The Verdict: Is Now the Time for You?

So, is now a good time to buy gold? The answer is: It depends on your portfolio and goals.

Gold should not be a speculative bet. It’s a strategic diversifier.

Consider buying gold now if:

  • You want a hedge against unforeseen economic shocks or inflation.
  • Your portfolio is heavily weighted in stocks and you want to reduce overall volatility.
  • You’re looking for a long-term store of value, not a short-term profit machine.

You might pause if:

  • You are a highly aggressive investor seeking maximum growth.
  • You believe the economy is headed for a strong, stable boom with rising interest rates.

The Smart Strategy for 2025

Instead of trying to time the market perfectly, consider a disciplined approach. Dollar-Cost Averaging (DCA)—investing a fixed amount at regular intervals (e.g., monthly)—can be an excellent way to build a gold position without worrying about short-term price swings. Learn more about this strategy from the SEC’s guide on Dollar-Cost Averaging.

Allocate a small percentage of your overall portfolio (typically 5-10% is a common recommendation for diversification) and stick to your plan.

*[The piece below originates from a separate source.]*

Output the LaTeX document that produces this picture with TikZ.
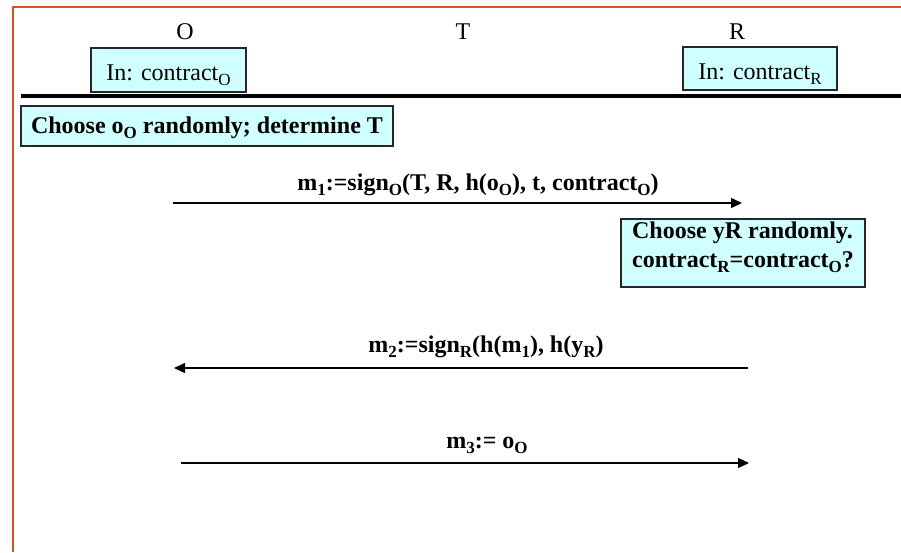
\documentclass[tikz,border=0pt]{standalone}
\usepackage{fontspec}
\setmainfont{Liberation Serif}
\usetikzlibrary{arrows.meta}
\definecolor{boxfill}{RGB}{208,255,255}
\definecolor{frameorange}{RGB}{214,84,24}
\newcommand{\sbs}[1]{\raisebox{-5pt}{\fontsize{17}{17}\selectfont #1}}
\begin{document}
\begin{tikzpicture}[x=1pt,y=-1pt,
  partylbl/.style={font=\fontsize{24}{28}\selectfont, inner sep=0pt, anchor=base},
  inbox/.style={draw=black!85, fill=boxfill, line width=1.2pt, inner sep=0pt,
    font=\fontsize{24}{28}\selectfont, text height=21pt, text depth=0pt},
  actbox/.style={draw=black!85, fill=boxfill, line width=1.2pt, inner sep=0pt,
    font=\fontsize{24}{29}\selectfont\bfseries},
  msglbl/.style={font=\fontsize{24}{28}\selectfont\bfseries, inner sep=0pt, anchor=base},
  msg/.style={line width=1.3pt, -{Triangle[length=11pt,width=10pt]}}]
\useasboundingbox (0,0) rectangle (901,552);
% frame
\coordinate (fb) at (13,552);
\coordinate (fc) at (13,7);
\coordinate (fr) at (901,7);
\draw[frameorange, line width=1.8pt] (fb) -- (fc) -- (fr);
% parties
\node[partylbl] (O) at (185,39) {O};
\node[partylbl] (T) at (463,39) {T};
\node[partylbl] (R) at (737,39) {R};
% input boxes
\node[inbox, minimum width=155pt, minimum height=44pt] (inO) at (168.5,70) {In: contract\sbs{O}};
\node[inbox, minimum width=154pt, minimum height=43pt] (inR) at (760,68.5) {In: contract\sbs{R}};
% separator
\coordinate (sepL) at (21,96);
\coordinate (sepR) at (901,96);
\draw[line width=3.3pt] (sepL) -- (sepR);
% O action
\node[actbox, minimum width=372pt, minimum height=40pt, text height=14pt, text depth=0pt] (actO) at (207,126)
  {Choose o\sbs{O} randomly; determine T};
% m1
\node[msglbl] (m1) at (478,190) {m\sbs{1}:=sign\sbs{O}(T, R, h(o\sbs{O}), t, contract\sbs{O})};
\coordinate (m1s) at (173,203);
\coordinate (m1e) at (742,203);
\draw[msg] (m1s) -- (m1e);
% R action
\node[actbox, minimum width=244pt, minimum height=68pt, align=left] (actR) at (743,253)
  {\rule{0pt}{17pt}Choose yR randomly.\\contract\sbs{R}=contract\sbs{O}?\rule[-18pt]{0pt}{18pt}};
% m2
\node[msglbl] (m2) at (486,352) {m\sbs{2}:=sign\sbs{R}(h(m\sbs{1}), h(y\sbs{R})};
\coordinate (m2s) at (748,368);
\coordinate (m2e) at (174,368);
\draw[msg] (m2s) -- (m2e);
% m3
\node[msglbl] (m3) at (487,448) {m\sbs{3}:= o\sbs{O}};
\coordinate (m3s) at (181,463);
\coordinate (m3e) at (749,463);
\draw[msg] (m3s) -- (m3e);
\end{tikzpicture}
\end{document}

Diverse investors reviewing a balanced financial portfolio that includes a gold allocation.

In the end, gold’s role in 2025 is the same as it has been for millennia: to provide stability and security in an uncertain world. By understanding the current drivers and choosing the right method for you, you can make an informed decision on whether this timeless asset deserves a place in your modern investment strategy.

Disclaimer: This article is for informational purposes only and does not constitute financial advice. Please consult with a qualified financial advisor before making any investment decisions.